Paul Casey hits out of the sand during the World Golf Championships at Doral. (Zach Boyden-Holmes/Staff)

"Because you've actually got so many options, I've not been disciplined enough to pick a particular type of shot," he explained. "Do I want to run it on the ground or do I want to hit it high, or what do I want to do with the golf ball? I've kind of made the mistake of not picking a particular shot and sticking with it.

"And Augusta kind of forces your hand. When you stand there on certain tee shots, like the ninth tee, you've got to hit a quality drive with a little bit of turn on it. Otherwise, you're not going to hit that fairway and you're going to be down on the right-hand side. And if you overdo it, you're in the trees.

"You have to hit that shot and pull it off. And I kind of like that. I like that challenge. But I've also been aware that's kind of been my downfall in certain other events because I've not been disciplined enough. It teaches me at the same time."

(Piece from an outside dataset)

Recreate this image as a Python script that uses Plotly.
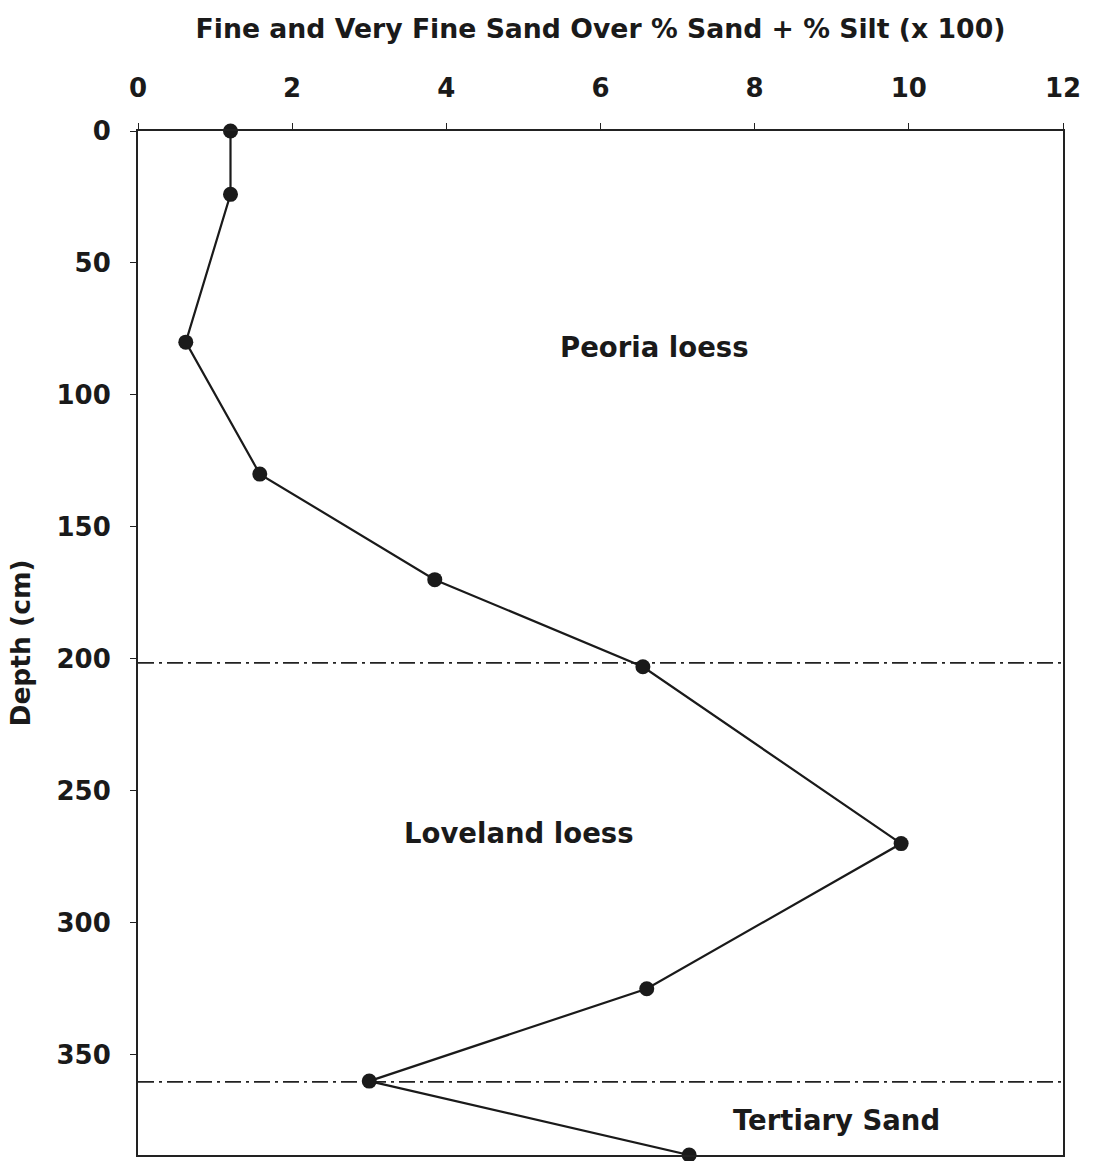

Casey has picked up this season where he left off in 2009 when a rib injury derailed the latter part of his year and forced him to sit out the PGA Championship and PGA Tour playoffs. He became worried when the torn rib muscles flared up again in Shanghai in October, but he has since been on the mend with an ailment that takes about a year for full recovery.

"I'm not 100 percent," he said last month. "It still gets a little tired. But the golf that I played at the Match Play was as good a test as any and I got through that. A very long week, and it did very well.

"The problem I get is still flexibility with the rest of the body, mainly the back, so it tightened up to protect the ribs in the front.

"But I don't feel it's hindering my golf; it's just an effect that I feel later on the next evening or the next day. I'm not going to worry about it. I'm still slightly protective of it because, in theory, it's something I could still reinjure. But I'm enjoying the golf and enjoying that I'm back out here playing. So it's been a much better start to the season than I expected."